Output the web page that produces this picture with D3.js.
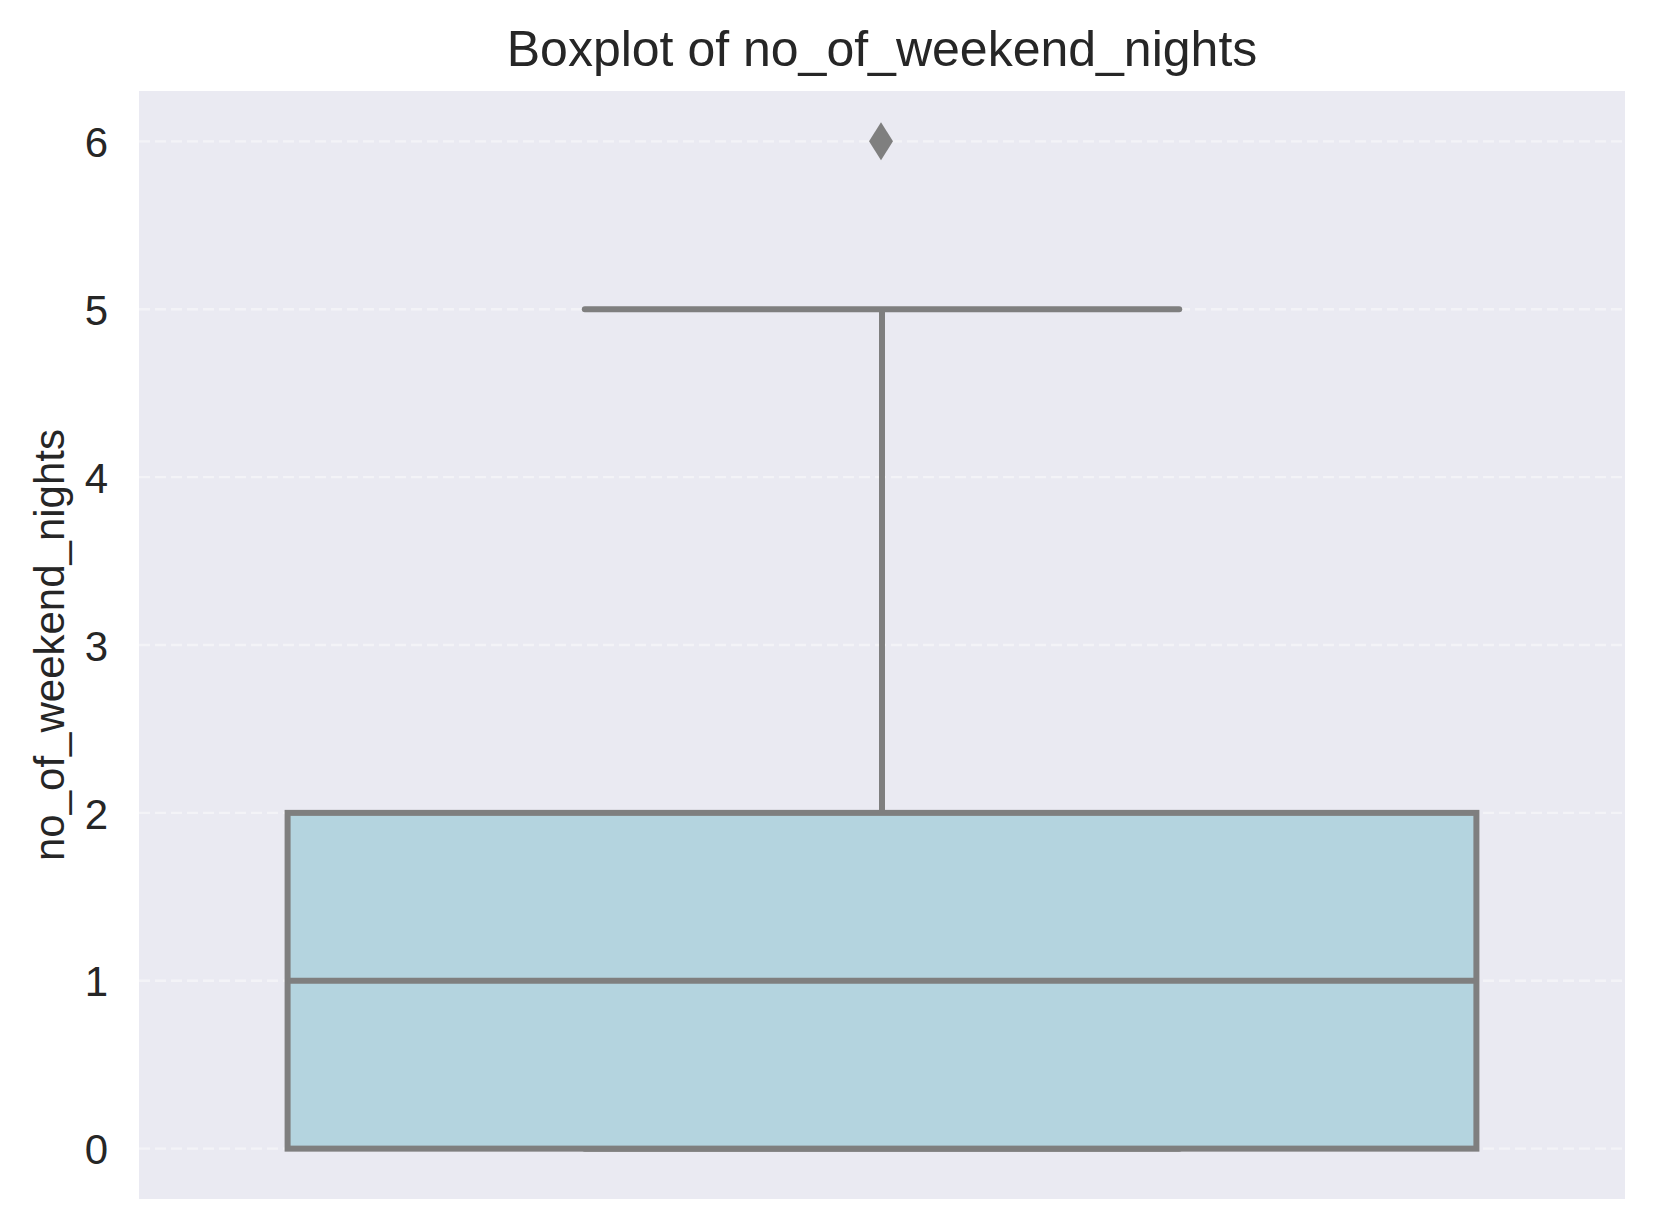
<!DOCTYPE html>
<html><head><meta charset="utf-8">
<script src="https://cdn.jsdelivr.net/npm/d3@7"></script>
<style>body{margin:0;background:#fff}svg{display:block}text{font-family:"Liberation Sans",Arial,sans-serif;fill:#262626}</style>
</head><body>
<script>
const title = "Boxplot of no_of_weekend_nights";
const yLabel = "no_of_weekend_nights";
const yTicks = [0, 1, 2, 3, 4, 5, 6];
const boxStats = [{q1: 0, median: 1, q3: 2, whiskerLow: 0, whiskerHigh: 5}];
const outliers = [6];

const W = 1655, H = 1230;
const m = {left: 139, right: 1625, top: 91, bottom: 1199};
const svg = d3.select("body").append("svg").attr("width", W).attr("height", H);

const y = d3.scaleLinear().domain([-0.3, 6.3]).range([m.bottom, m.top]);
const x = d3.scaleLinear().domain([-0.5, 0.5]).range([m.left, m.right]);

svg.append("rect").attr("x", m.left).attr("y", m.top)
  .attr("width", m.right - m.left).attr("height", m.bottom - m.top).attr("fill", "#eaeaf2");

// grid
svg.append("g").selectAll("line").data(yTicks).join("line")
  .attr("x1", m.left).attr("x2", m.right)
  .attr("y1", d => y(d)).attr("y2", d => y(d))
  .attr("stroke", "#f3f3f7").attr("stroke-width", 2.4).attr("stroke-dasharray", "11,5");

// y axis
const yAxis = d3.axisLeft(y).tickValues(yTicks).tickSize(0).tickPadding(31).tickFormat(d3.format("d"));
const ga = svg.append("g").attr("transform", `translate(${m.left},0)`).call(yAxis);
ga.select(".domain").remove();
ga.selectAll("text").style("font-size", "42px").attr("fill", "#262626").attr("dy", "0.36em");

const col = "#7f7f7f", lw = 6;
const g = svg.append("g");
boxStats.forEach(s => {
  const bw = 0.8;
  // whiskers
  g.append("line").attr("x1", x(0)).attr("x2", x(0)).attr("y1", y(s.q3)).attr("y2", y(s.whiskerHigh))
    .attr("stroke", col).attr("stroke-width", lw);
  g.append("line").attr("x1", x(0)).attr("x2", x(0)).attr("y1", y(s.q1)).attr("y2", y(s.whiskerLow))
    .attr("stroke", col).attr("stroke-width", lw);
  // caps
  [s.whiskerHigh, s.whiskerLow].forEach(v => {
    g.append("line").attr("x1", x(-bw / 4)).attr("x2", x(bw / 4)).attr("y1", y(v)).attr("y2", y(v))
      .attr("stroke", col).attr("stroke-width", lw).attr("stroke-linecap", "round");
  });
  // box
  g.append("rect").attr("x", x(-bw / 2)).attr("y", y(s.q3))
    .attr("width", x(bw / 2) - x(-bw / 2)).attr("height", y(s.q1) - y(s.q3))
    .attr("fill", "#b4d4df").attr("stroke", col).attr("stroke-width", lw);
  // median
  g.append("line").attr("x1", x(-bw / 2)).attr("x2", x(bw / 2)).attr("y1", y(s.median)).attr("y2", y(s.median))
    .attr("stroke", col).attr("stroke-width", lw);
});

// outliers
g.selectAll("path.out").data(outliers).join("path").attr("class", "out")
  .attr("d", d => {
    const cx = x(0) - 1, cy = y(d), hw = 12, hh = 19;
    return `M${cx},${cy - hh}L${cx + hw},${cy}L${cx},${cy + hh}L${cx - hw},${cy}Z`;
  })
  .attr("fill", col);

svg.append("text").attr("x", (m.left + m.right) / 2).attr("y", 66)
  .attr("text-anchor", "middle").style("font-size", "50px").text(title);

svg.append("text").attr("transform", `translate(64,${(m.top + m.bottom) / 2}) rotate(-90)`)
  .attr("text-anchor", "middle").style("font-size", "42px").text(yLabel);
</script>
</body></html>
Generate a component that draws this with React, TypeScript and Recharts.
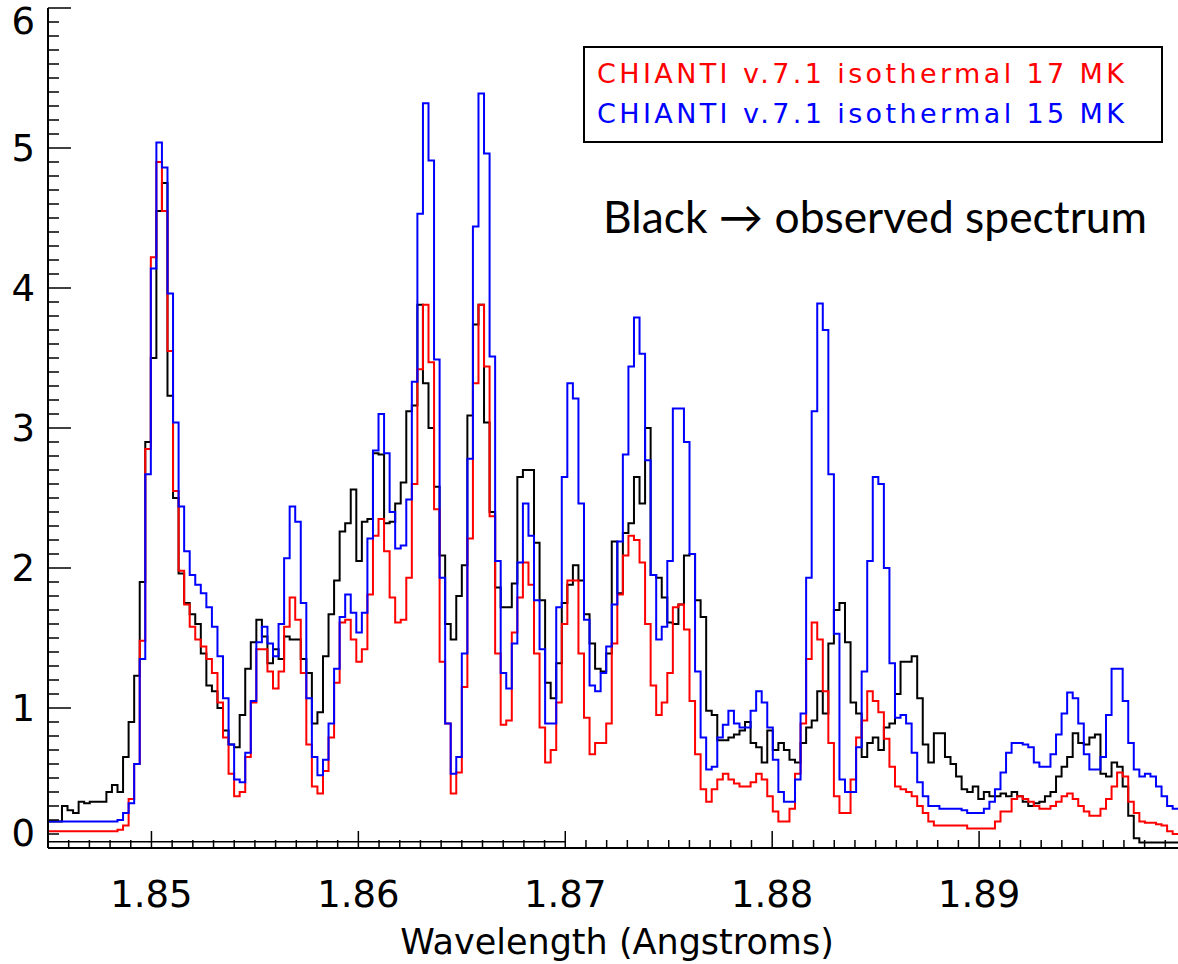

• Your goal
Repeat the lines above exactly, and keep every picture out.

• The answer
Output the web page that produces this picture with D3.js.
<!DOCTYPE html>
<html><head><meta charset="utf-8">
<script src="https://cdn.jsdelivr.net/npm/d3@7"></script>
<style>body{margin:0;background:#fff}svg{display:block}text{font-family:"Liberation Sans",Arial,sans-serif;fill:#262626}</style>
</head><body>
<script>
const title = "Boxplot of no_of_weekend_nights";
const yLabel = "no_of_weekend_nights";
const yTicks = [0, 1, 2, 3, 4, 5, 6];
const boxStats = [{q1: 0, median: 1, q3: 2, whiskerLow: 0, whiskerHigh: 5}];
const outliers = [6];

const W = 1655, H = 1230;
const m = {left: 139, right: 1625, top: 91, bottom: 1199};
const svg = d3.select("body").append("svg").attr("width", W).attr("height", H);

const y = d3.scaleLinear().domain([-0.3, 6.3]).range([m.bottom, m.top]);
const x = d3.scaleLinear().domain([-0.5, 0.5]).range([m.left, m.right]);

svg.append("rect").attr("x", m.left).attr("y", m.top)
  .attr("width", m.right - m.left).attr("height", m.bottom - m.top).attr("fill", "#eaeaf2");

// grid
svg.append("g").selectAll("line").data(yTicks).join("line")
  .attr("x1", m.left).attr("x2", m.right)
  .attr("y1", d => y(d)).attr("y2", d => y(d))
  .attr("stroke", "#f3f3f7").attr("stroke-width", 2.4).attr("stroke-dasharray", "11,5");

// y axis
const yAxis = d3.axisLeft(y).tickValues(yTicks).tickSize(0).tickPadding(31).tickFormat(d3.format("d"));
const ga = svg.append("g").attr("transform", `translate(${m.left},0)`).call(yAxis);
ga.select(".domain").remove();
ga.selectAll("text").style("font-size", "42px").attr("fill", "#262626").attr("dy", "0.36em");

const col = "#7f7f7f", lw = 6;
const g = svg.append("g");
boxStats.forEach(s => {
  const bw = 0.8;
  // whiskers
  g.append("line").attr("x1", x(0)).attr("x2", x(0)).attr("y1", y(s.q3)).attr("y2", y(s.whiskerHigh))
    .attr("stroke", col).attr("stroke-width", lw);
  g.append("line").attr("x1", x(0)).attr("x2", x(0)).attr("y1", y(s.q1)).attr("y2", y(s.whiskerLow))
    .attr("stroke", col).attr("stroke-width", lw);
  // caps
  [s.whiskerHigh, s.whiskerLow].forEach(v => {
    g.append("line").attr("x1", x(-bw / 4)).attr("x2", x(bw / 4)).attr("y1", y(v)).attr("y2", y(v))
      .attr("stroke", col).attr("stroke-width", lw).attr("stroke-linecap", "round");
  });
  // box
  g.append("rect").attr("x", x(-bw / 2)).attr("y", y(s.q3))
    .attr("width", x(bw / 2) - x(-bw / 2)).attr("height", y(s.q1) - y(s.q3))
    .attr("fill", "#b4d4df").attr("stroke", col).attr("stroke-width", lw);
  // median
  g.append("line").attr("x1", x(-bw / 2)).attr("x2", x(bw / 2)).attr("y1", y(s.median)).attr("y2", y(s.median))
    .attr("stroke", col).attr("stroke-width", lw);
});

// outliers
g.selectAll("path.out").data(outliers).join("path").attr("class", "out")
  .attr("d", d => {
    const cx = x(0) - 1, cy = y(d), hw = 12, hh = 19;
    return `M${cx},${cy - hh}L${cx + hw},${cy}L${cx},${cy + hh}L${cx - hw},${cy}Z`;
  })
  .attr("fill", col);

svg.append("text").attr("x", (m.left + m.right) / 2).attr("y", 66)
  .attr("text-anchor", "middle").style("font-size", "50px").text(title);

svg.append("text").attr("transform", `translate(64,${(m.top + m.bottom) / 2}) rotate(-90)`)
  .attr("text-anchor", "middle").style("font-size", "42px").text(yLabel);
</script>
</body></html>
Generate a component that draws this with React, TypeScript and Recharts.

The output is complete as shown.